Elapsed time counter with I2C — what it logs and where it fits
The Maxim Integrated DS1682S+T&R is an elapsed time counter (ETC) that tracks cumulative on-time or event duration in binary format, readable over an I2C 2-wire serial interface. It packs 10 bytes of EEPROM for storing calibration constants or serialization data alongside the elapsed-time register, plus an alarm output that can flag when a preset threshold is reached. The supply range spans 2.5V to 5.5V, and the timekeeping current draws 4µA to 15µA at 3V to 5.5V, making it suitable for battery-backed or always-on applications. The industrial temperature grade (-40°C to 85°C) qualifies it for outdoor telecom cabinets, industrial controllers, and automotive cabin modules where an MCU's internal RTC may lack nonvolatile elapsed-time storage or the design needs a dedicated wear-metering IC.
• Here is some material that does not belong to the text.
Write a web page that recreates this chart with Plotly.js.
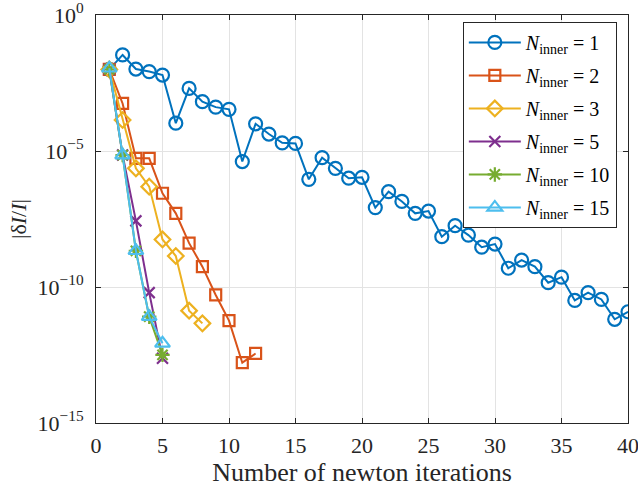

10 bytes of EEPROM — enough for a calibration tag, not a data log
The 10-byte memory is split between the elapsed-time counter and user EEPROM. That is enough to store a single 32-bit elapsed-time value plus a few bytes for a calibration offset, serial number, or configuration flag. It is not a general-purpose data logger — the memory size (10B) means the designer should plan for external storage if the application needs to timestamp multiple events or log a history. The EEPROM is nonvolatile, so the elapsed count survives power loss without a backup battery, which simplifies the BOM compared to a standard RTC that needs a coin cell to retain time during power-off.
Active production — no LTB clock ticking
There is no last-time-buy notice or obsolescence risk for new designs. The part is ROHS3 compliant, so it meets the latest EU restriction directives without a waiver.